**Data segment**
%%

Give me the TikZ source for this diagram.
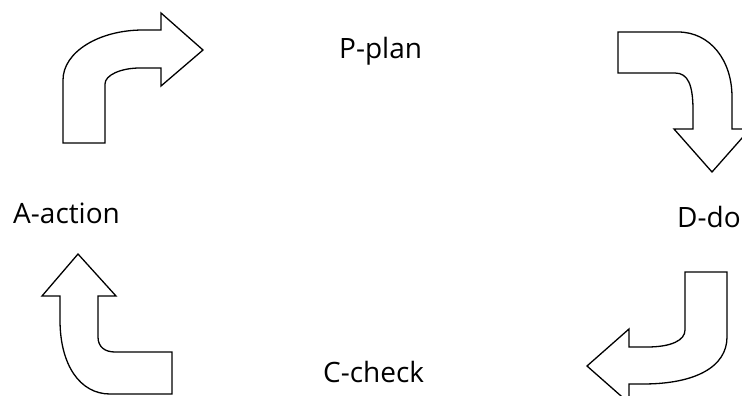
\documentclass[tikz,border=0pt]{standalone}
\usepackage{fontspec}
\setmainfont{Open Sans}
\begin{document}
\begin{tikzpicture}[x=1pt,y=-1pt,
  bentarrow/.style={draw=black,line width=1.3pt,line join=miter,fill=white},
  lbl/.style={anchor=base west,inner sep=0pt,font=\fontsize{28}{32}\selectfont}]
\useasboundingbox (0,0) rectangle (742,396);
\clip (0,0) rectangle (742,396);
% top-left arrow (A -> P)
\draw[bentarrow] (63,143) -- (63,80) .. controls (63,52) and (99,30) .. (143,30)
  -- (161,30) -- (161,13) -- (203,50) -- (161,86) -- (161,68) -- (140,68)
  .. controls (121,68) and (105,75) .. (105,84) -- (105,143) -- cycle;
% top-right arrow (P -> D)
\draw[bentarrow] (618,32) -- (678,32) .. controls (710,32) and (732,60) .. (732,97)
  -- (732,129) -- (750,129) -- (712,172) -- (674,129) -- (693,129) -- (693,110)
  .. controls (693,85) and (688,73) .. (675,73) -- (618,73) -- cycle;
% bottom-right arrow (D -> C)
\draw[bentarrow] (685,272) -- (727,272) -- (727,337) .. controls (727,367) and (695,384) .. (643,384)
  -- (629,384) -- (629,403) -- (587,366) -- (629,329) -- (629,347) -- (647,347)
  .. controls (672,347) and (685,340) .. (685,330) -- cycle;
% bottom-left arrow (C -> A)
\draw[bentarrow] (78,254) -- (116,296) -- (98,296) -- (98,337)
  .. controls (98,347) and (105,352) .. (115,352) -- (172,352) -- (172,394) -- (110,394)
  .. controls (80,394) and (60,365) .. (60,320) -- (60,296) -- (42,296) -- cycle;
% labels
\node[lbl] (plan) at (339,59) {P-plan};
\node[lbl] (do) at (677,227) {D-do};
\node[lbl] (check) at (323,382) {C-check};
\node[lbl] (action) at (13,223) {A-action};
\end{tikzpicture}
\end{document}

%%

**Given instruction**
Write out every line above exactly as it is, leaving out the pictures.

**Exercise answer**
Give me the TikZ source for this diagram.
\documentclass[tikz,border=0pt]{standalone}
\usepackage{fontspec}
\setmainfont{Open Sans}
\begin{document}
\begin{tikzpicture}[x=1pt,y=-1pt,
  bentarrow/.style={draw=black,line width=1.3pt,line join=miter,fill=white},
  lbl/.style={anchor=base west,inner sep=0pt,font=\fontsize{28}{32}\selectfont}]
\useasboundingbox (0,0) rectangle (742,396);
\clip (0,0) rectangle (742,396);
% top-left arrow (A -> P)
\draw[bentarrow] (63,143) -- (63,80) .. controls (63,52) and (99,30) .. (143,30)
  -- (161,30) -- (161,13) -- (203,50) -- (161,86) -- (161,68) -- (140,68)
  .. controls (121,68) and (105,75) .. (105,84) -- (105,143) -- cycle;
% top-right arrow (P -> D)
\draw[bentarrow] (618,32) -- (678,32) .. controls (710,32) and (732,60) .. (732,97)
  -- (732,129) -- (750,129) -- (712,172) -- (674,129) -- (693,129) -- (693,110)
  .. controls (693,85) and (688,73) .. (675,73) -- (618,73) -- cycle;
% bottom-right arrow (D -> C)
\draw[bentarrow] (685,272) -- (727,272) -- (727,337) .. controls (727,367) and (695,384) .. (643,384)
  -- (629,384) -- (629,403) -- (587,366) -- (629,329) -- (629,347) -- (647,347)
  .. controls (672,347) and (685,340) .. (685,330) -- cycle;
% bottom-left arrow (C -> A)
\draw[bentarrow] (78,254) -- (116,296) -- (98,296) -- (98,337)
  .. controls (98,347) and (105,352) .. (115,352) -- (172,352) -- (172,394) -- (110,394)
  .. controls (80,394) and (60,365) .. (60,320) -- (60,296) -- (42,296) -- cycle;
% labels
\node[lbl] (plan) at (339,59) {P-plan};
\node[lbl] (do) at (677,227) {D-do};
\node[lbl] (check) at (323,382) {C-check};
\node[lbl] (action) at (13,223) {A-action};
\end{tikzpicture}
\end{document}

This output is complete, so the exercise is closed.